* START *
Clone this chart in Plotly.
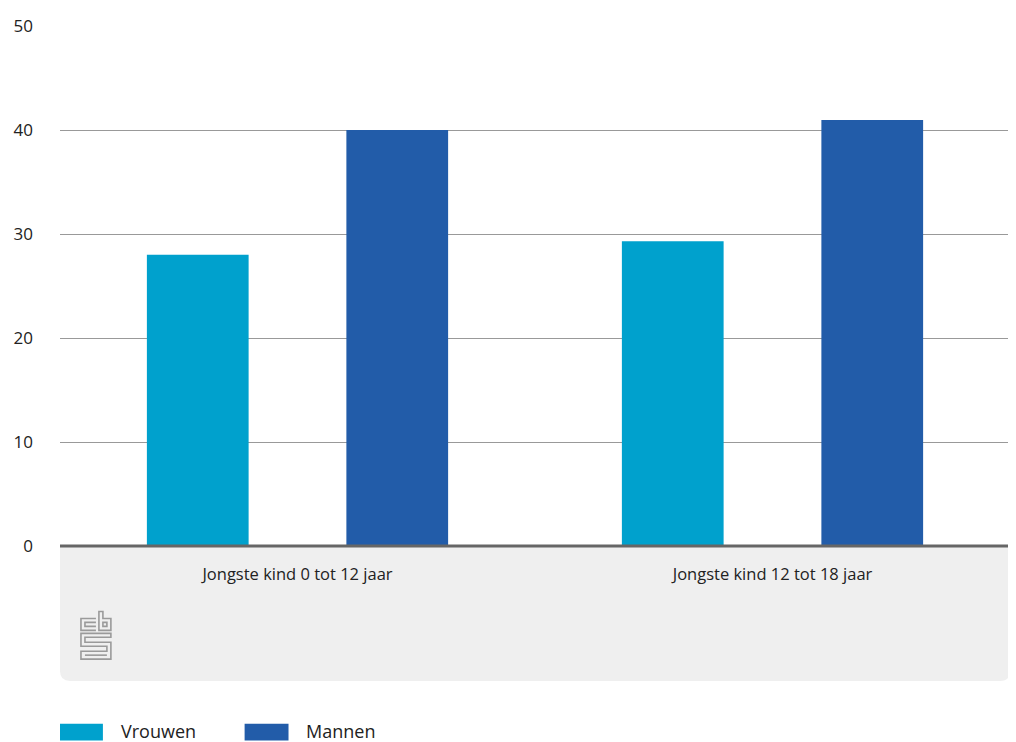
import plotly.graph_objects as go

categories = ["Jongste kind 0 tot 12 jaar", "Jongste kind 12 tot 18 jaar"]
vrouwen = [28.0, 29.3]
mannen = [40.0, 40.95]
series_names = ["Vrouwen", "Mannen"]
colors = ["#00a1cd", "#225ca9"]
y_ticks = [0, 10, 20, 30, 40, 50]

# the page body adds an 8px margin; work in screen pixels and subtract it
OFF = 8
W, H = 1016 - OFF, 742 - OFF
L, R, T, B = 58, 1010, 22, 546  # screen pixels of plot area

def px(x):
    return (x - L) / (R - L)

def py(y):
    return (B - y) / (B - T)

fig = go.Figure()
for name, vals, col in zip(series_names, [vrouwen, mannen], colors):
    fig.add_trace(go.Bar(name=name, x=categories, y=vals, marker=dict(color=col, line=dict(width=0)),
                         showlegend=False))

shapes = []
r = 10
x0, x1, y0, y1 = L, R, B, 682
path = (f"M {px(x0)},{py(y0)} L {px(x1)},{py(y0)} L {px(x1)},{py(y1 - r)} "
        f"Q {px(x1)},{py(y1)} {px(x1 - r)},{py(y1)} L {px(x0 + r)},{py(y1)} "
        f"Q {px(x0)},{py(y1)} {px(x0)},{py(y1 - r)} Z")
shapes.append(dict(type="path", xref="paper", yref="paper", path=path,
                   fillcolor="#efefef", line=dict(width=0), layer="below"))
shapes.append(dict(type="line", xref="paper", yref="paper", x0=0, x1=1, y0=py(546), y1=py(546),
                   line=dict(color="#666666", width=3)))

logo_col = "#9a9a9a"
def rectpath(ax, ay, bx, by):
    return f"M {px(ax)},{py(ay)} L {px(bx)},{py(ay)} L {px(bx)},{py(by)} L {px(ax)},{py(by)} Z"
logo_paths = [
    f"M {px(94)},{py(619)} L {px(79)},{py(619)} L {px(79)},{py(631)} L {px(94)},{py(631)}",
    f"M {px(94)},{py(623)} L {px(83)},{py(623)} L {px(83)},{py(627)} L {px(94)},{py(627)}",
    f"M {px(97)},{py(612)} L {px(97)},{py(631)} L {px(109)},{py(631)} L {px(109)},{py(619)} L {px(101)},{py(619)} L {px(101)},{py(612)} Z",
    rectpath(101, 623, 105, 627),
    f"M {px(109)},{py(634)} L {px(79)},{py(634)} L {px(79)},{py(647)} L {px(105)},{py(647)} L {px(105)},{py(652)} L {px(79)},{py(652)} L {px(79)},{py(660)} L {px(109)},{py(660)} L {px(109)},{py(643)} L {px(83)},{py(643)} L {px(83)},{py(638)} L {px(109)},{py(638)} Z",
    f"M {px(83)},{py(656)} L {px(105)},{py(656)}",
]
for p in logo_paths:
    shapes.append(dict(type="path", xref="paper", yref="paper", path=p,
                       line=dict(color=logo_col, width=1.6), fillcolor="rgba(0,0,0,0)"))

annotations = []
leg = [(58, 101, 117), (243, 287, 303)]
for (a, b, tx), name, col in zip(leg, series_names, colors):
    shapes.append(dict(type="rect", xref="paper", yref="paper", x0=px(a), x1=px(b),
                       y0=py(742), y1=py(725), fillcolor=col, line=dict(width=0)))
    annotations.append(dict(xref="paper", yref="paper", x=px(tx), y=py(732), text=name,
                            showarrow=False, xanchor="left", yanchor="middle",
                            font=dict(size=18, color="#222222")))

fig.update_layout(
    width=W, height=H,
    margin=dict(l=L - OFF, r=W - (R - OFF), t=T - OFF, b=H - (B - OFF), pad=0),
    paper_bgcolor="white", plot_bgcolor="white",
    barmode="group", bargap=0.16, bargroupgap=0.49,
    font=dict(family="Open Sans", size=16, color="#222222"),
    shapes=shapes, annotations=annotations,
    xaxis=dict(showgrid=False, showline=False, zeroline=False, ticks="",
               tickfont=dict(size=16.5, color="#222222"), ticklabelstandoff=16),
    yaxis=dict(range=[0, 50], tickvals=y_ticks, showgrid=True, gridcolor="#999999", gridwidth=1,
               zeroline=False, showline=False, ticks="", ticklabelstandoff=26,
               tickfont=dict(size=17, color="#222222")),
)

fig.write_html("out.html")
* END *
_EXERCISE AIM_: Skip the pictures, please, and transcribe only the lines from the beginning of the material through the one that contains "return (x - L) / (R - L)".

_COMPLETE ANSWER_:
Clone this chart in Plotly.
import plotly.graph_objects as go

categories = ["Jongste kind 0 tot 12 jaar", "Jongste kind 12 tot 18 jaar"]
vrouwen = [28.0, 29.3]
mannen = [40.0, 40.95]
series_names = ["Vrouwen", "Mannen"]
colors = ["#00a1cd", "#225ca9"]
y_ticks = [0, 10, 20, 30, 40, 50]

# the page body adds an 8px margin; work in screen pixels and subtract it
OFF = 8
W, H = 1016 - OFF, 742 - OFF
L, R, T, B = 58, 1010, 22, 546  # screen pixels of plot area

def px(x):
    return (x - L) / (R - L)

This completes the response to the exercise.